Retracing route to freedom Distance: A Denver woman, hoping to raise money and awareness, is running the path runaway slaves took to Canada.

August 06, 1998|By Lisa Respers | Lisa Respers,SUN STAFF

Essie Garrett is running as if she were seeking her freedom.

The 51-year-old Denver resident is jogging 25 miles a day, retracing the route of runaway slaves to raise money for charity and awareness about the Underground Railroad. The brutal trek -- which began Aug. 1 in Harriet Tubman's birthplace of Bucktown and will conclude in St. Catharines, Ontario, on Aug. 20 -- has included stops at historic sites. Yesterday, the ultramarathon runner toured the Hampton Mansion in Towson.

"For years our history has been denied not just to black people, but to all people," Garrett said yesterday as she stood outside of the Georgian-style mansion. "This is important, 200 years of important."

Garrett has run long distances before. In 1981, she began running for local charities. Since then, she has raised more than a million dollars, her supporters say. The idea of replicating the race for freedom that slaves made to Canada occurred to Garrett last year during a run from Denver to Nebraska.

"I saw men with wheeled wagons and oxen, reliving the old Oregon Trail with their families," Garrett said. "I said to a friend, 'We as black people can be so ashamed to think of our ancestors as slaves, but we need to do something like this.' I decided to retrace Harriet Tubman's trails."

That proved difficult, Garrett said, because Tubman's escape routes were so secretive. Garrett and others mapped a route that Tubman might have taken.

Using her skills as a guide, Tubman, with the help of abolitionists, led thousands of runaway slaves to freedom.

During the early morning hours, Garrett runs briskly while a friend drives the camper where she sleeps at night. Jogging in those early morning hours puts her in touch with "a sadness that comes over you when you think how one man can hold another as a slave for generations," she said.

Friends take digital pictures, which are used for daily updates of a Web site that is being closely followed by Denver schoolchildren studying about the Underground Railroad in preparation for Garrett's return.

In the afternoon Garrett, an adult-education instructor, visits historic sites, learning as she educates.

Yesterday, she strolled the rooms of the Hampton Mansion as Park Ranger William Curtis told the history of what was once one of the grandest houses in the country. Wearing a purple T-shirt, moccasins, blue denim overalls, and a purple and black bandanna tied around her knee-length braids, Garrett touched the bell that was used to call slaves for service.

She also visited the slave quarters across the road from the mansion, and stood in a small house where slaves were forced to live.

She shook her head sadly when Curtis explained that officials had no way of knowing exactly how many blacks lived on the estate because older slaves were not considered valuable "property" and not listed in the records.

"I know I would have been a runaway," Garrett said. "I could not have lived like this."

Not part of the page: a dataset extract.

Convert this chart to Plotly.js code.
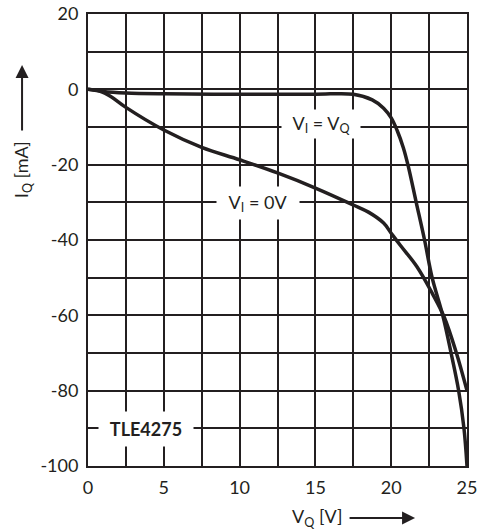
<!DOCTYPE html>
<html>
<head>
<meta charset="utf-8">
<script src="https://cdn.plot.ly/plotly-3.0.1.min.js"></script>
<style>html,body{margin:0;padding:0;background:#fff;}#chart{width:479px;height:531px;}</style>
</head>
<body>
<div id="chart"></div>
<script>
// V_I = V_Q curve
const vqEqual = [0, 1, 2.5, 5, 10, 15, 17.5, 18.75, 19.5, 20, 20.4, 20.8, 21.1, 21.65, 22.2, 22.7, 23.4, 23.95, 24.45, 24.8, 25];
const iqEqual = [0, -0.6, -1.0, -1.2, -1.3, -1.3, -1.3, -2.8, -5, -7.6, -11, -15.5, -20, -30, -40, -50, -60, -70, -80, -90, -100];
// V_I = 0V curve
const vqZero = [0, 0.8, 1.5, 2.5, 5, 7.5, 10, 12.5, 15, 17.5, 18.5, 19.5, 20, 20.6, 21.7, 22.7, 23.5, 24.3, 25];
const iqZero = [0, -0.5, -1.9, -4.8, -10.8, -15.4, -18.7, -22.2, -26.2, -30.7, -32.6, -35.5, -38.2, -41.4, -47.1, -54.1, -60.5, -70, -80];

// axis ticks
const xTickVals = [0, 2.5, 5, 7.5, 10, 12.5, 15, 17.5, 20, 22.5, 25];
const xTickText = ['0', '', '5', '', '10', '', '15', '', '20', '', '25'];
const yTickVals = [20, 10, 0, -10, -20, -30, -40, -50, -60, -70, -80, -90, -100];
const yTickText = ['20', '', '0', '', '-20', '', '-40', '', '-60', '', '-80', '', '-100'];

const labelEqual = 'V<sub>I</sub> = V<sub>Q</sub>';
const labelZero = 'V<sub>I</sub> = 0V';
const labelDevice = '<b>TLE4275</b>';
const xTitle = 'V<sub>Q</sub> [V]';
const yTitle = 'I<sub>Q</sub> [mA]';

const ink = '#231f20';
const font = 'Lato, "Noto Sans", sans-serif';

const traces = [
  {x: vqEqual, y: iqEqual, mode: 'lines', line: {color: ink, width: 3.5, shape: 'spline', smoothing: 1}, hoverinfo: 'skip'},
  {x: vqZero, y: iqZero, mode: 'lines', line: {color: ink, width: 3.5, shape: 'spline', smoothing: 1}, hoverinfo: 'skip'}
];

const layout = {
  width: 479, height: 531,
  margin: {l: 88, r: 12, t: 14, b: 65},
  paper_bgcolor: '#fff', plot_bgcolor: '#fff',
  showlegend: false,
  font: {family: font, size: 18, color: ink},
  xaxis: {
    range: [0, 25], tickmode: 'array', tickvals: xTickVals, ticktext: xTickText,
    showgrid: true, gridcolor: ink, gridwidth: 2,
    zeroline: false, showline: true, linecolor: ink, linewidth: 2, mirror: true,
    ticks: '', ticklabelstandoff: 4, tickfont: {family: font, size: 18, color: ink}, fixedrange: true
  },
  yaxis: {
    range: [-100, 20], tickmode: 'array', tickvals: yTickVals, ticktext: yTickText,
    showgrid: true, gridcolor: ink, gridwidth: 2,
    zeroline: false, showline: true, linecolor: ink, linewidth: 2, mirror: true,
    ticks: '', ticklabelstandoff: 4, tickfont: {family: font, size: 18, color: ink}, fixedrange: true
  },
  annotations: [
    {x: 15.4, y: -9.3, xref: 'x', yref: 'y', text: labelEqual, showarrow: false, bgcolor: '#fff', width: 76, height: 26, font: {family: font, size: 18, color: ink}},
    {x: 11.2, y: -30.2, xref: 'x', yref: 'y', text: labelZero, showarrow: false, bgcolor: '#fff', width: 80, height: 30, font: {family: font, size: 18, color: ink}},
    {x: 3.8, y: -90.2, xref: 'x', yref: 'y', text: labelDevice, showarrow: false, bgcolor: '#fff', width: 92, height: 32, font: {family: font, size: 18, color: ink}},
    {x: 0.604, y: -0.115, xref: 'paper', yref: 'paper', xanchor: 'center', yanchor: 'middle', text: xTitle, showarrow: false, font: {family: font, size: 18, color: ink}},
    {x: -0.171, y: 0.655, xref: 'paper', yref: 'paper', xanchor: 'center', yanchor: 'middle', text: yTitle, textangle: -90, showarrow: false, font: {family: font, size: 18, color: ink}},
    {x: 0.863, y: -0.115, xref: 'paper', yref: 'paper', text: '', showarrow: true, ax: -67, ay: 0, arrowhead: 2, arrowsize: 1.3, arrowwidth: 2, arrowcolor: ink},
    {x: -0.174, y: 0.887, xref: 'paper', yref: 'paper', text: '', showarrow: true, ax: 0, ay: 67, arrowhead: 2, arrowsize: 1.3, arrowwidth: 2, arrowcolor: ink}
  ]
};

Plotly.newPlot('chart', traces, layout, {staticPlot: true, displayModeBar: false});
</script>
</body>
</html>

Lenwood Johnson, a planner with Baltimore County who helped to organize a tour of Catonsville for Garrett, said the county was a "hotbed for the Underground Railroad" because of the large number of Methodist abolitionists, black freed men and the proximity to Pennsylvania's Quaker community, which opposed slavery.

Matthew Johnson, whose Havre de Grace company ATour conducts historic tours, shared the story of his great-great-grandparents Milkey and Seth Winder. The couple, who were slaves on the Hampton estate, were given away as a wedding gift in the 1820s, he said.

"My family has a personal connection to this place," he said.

As she retraces the escape route, motorists honk and wave, Garrett said. But her one wish, Garrett said, is that people remember the pain of slavery -- and the triumph of freedom.

"There were those to whom freedom was more important than life and those who died so that others could be free," Garrett said. "Once you have freedom of the mind, you cannot be enslaved anywhere else."